> [Work required]: Write out, word for word, every line from the first one through the line that holds "var cx = 236, cy = 226, r = 170;", and nothing else; skip the pictures.

[start of Material provided]

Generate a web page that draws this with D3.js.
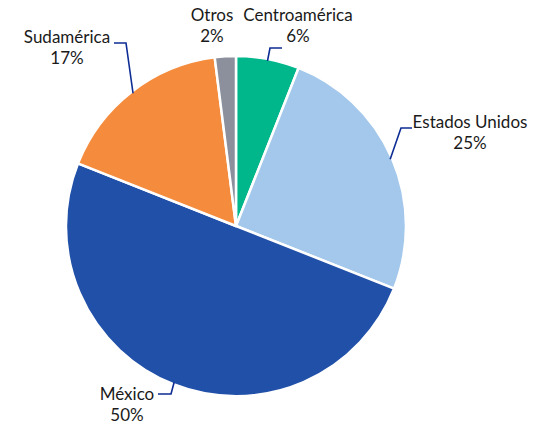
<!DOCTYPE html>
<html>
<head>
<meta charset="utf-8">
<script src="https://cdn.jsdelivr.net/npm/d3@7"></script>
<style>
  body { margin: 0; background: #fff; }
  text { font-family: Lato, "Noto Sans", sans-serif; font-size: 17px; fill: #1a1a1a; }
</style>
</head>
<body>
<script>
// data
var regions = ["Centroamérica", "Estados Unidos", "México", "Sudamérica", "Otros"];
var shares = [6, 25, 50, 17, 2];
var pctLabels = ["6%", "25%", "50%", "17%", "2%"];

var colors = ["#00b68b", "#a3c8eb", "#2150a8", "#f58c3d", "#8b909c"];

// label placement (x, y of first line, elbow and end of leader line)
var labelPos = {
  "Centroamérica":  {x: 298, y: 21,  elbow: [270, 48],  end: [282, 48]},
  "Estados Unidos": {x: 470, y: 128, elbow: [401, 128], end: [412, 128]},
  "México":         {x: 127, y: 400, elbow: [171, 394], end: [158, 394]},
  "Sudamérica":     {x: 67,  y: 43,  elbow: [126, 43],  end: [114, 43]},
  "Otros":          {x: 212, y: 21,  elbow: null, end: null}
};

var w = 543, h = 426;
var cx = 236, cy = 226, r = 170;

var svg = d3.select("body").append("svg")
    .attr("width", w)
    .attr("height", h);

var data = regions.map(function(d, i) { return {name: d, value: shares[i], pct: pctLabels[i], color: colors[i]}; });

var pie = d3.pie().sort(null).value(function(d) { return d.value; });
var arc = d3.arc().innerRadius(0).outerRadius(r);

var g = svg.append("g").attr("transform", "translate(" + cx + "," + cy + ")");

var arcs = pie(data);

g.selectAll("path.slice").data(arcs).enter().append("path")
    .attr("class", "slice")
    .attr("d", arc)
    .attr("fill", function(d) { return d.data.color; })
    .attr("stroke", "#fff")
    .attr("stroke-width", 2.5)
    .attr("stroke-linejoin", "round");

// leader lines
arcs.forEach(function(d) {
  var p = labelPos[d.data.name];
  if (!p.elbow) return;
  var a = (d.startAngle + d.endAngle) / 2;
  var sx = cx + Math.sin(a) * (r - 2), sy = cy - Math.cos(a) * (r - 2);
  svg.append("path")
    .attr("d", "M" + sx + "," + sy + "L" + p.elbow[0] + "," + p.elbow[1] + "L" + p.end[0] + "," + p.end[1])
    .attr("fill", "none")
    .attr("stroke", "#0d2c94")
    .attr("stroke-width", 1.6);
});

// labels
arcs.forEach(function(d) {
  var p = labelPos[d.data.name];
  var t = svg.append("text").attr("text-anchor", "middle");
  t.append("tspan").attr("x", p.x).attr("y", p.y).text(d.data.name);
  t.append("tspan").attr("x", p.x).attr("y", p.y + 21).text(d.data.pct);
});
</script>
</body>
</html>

[end of Material provided]

> [The response]:
Generate a web page that draws this with D3.js.
<!DOCTYPE html>
<html>
<head>
<meta charset="utf-8">
<script src="https://cdn.jsdelivr.net/npm/d3@7"></script>
<style>
  body { margin: 0; background: #fff; }
  text { font-family: Lato, "Noto Sans", sans-serif; font-size: 17px; fill: #1a1a1a; }
</style>
</head>
<body>
<script>
// data
var regions = ["Centroamérica", "Estados Unidos", "México", "Sudamérica", "Otros"];
var shares = [6, 25, 50, 17, 2];
var pctLabels = ["6%", "25%", "50%", "17%", "2%"];

var colors = ["#00b68b", "#a3c8eb", "#2150a8", "#f58c3d", "#8b909c"];

// label placement (x, y of first line, elbow and end of leader line)
var labelPos = {
  "Centroamérica":  {x: 298, y: 21,  elbow: [270, 48],  end: [282, 48]},
  "Estados Unidos": {x: 470, y: 128, elbow: [401, 128], end: [412, 128]},
  "México":         {x: 127, y: 400, elbow: [171, 394], end: [158, 394]},
  "Sudamérica":     {x: 67,  y: 43,  elbow: [126, 43],  end: [114, 43]},
  "Otros":          {x: 212, y: 21,  elbow: null, end: null}
};

var w = 543, h = 426;
var cx = 236, cy = 226, r = 170;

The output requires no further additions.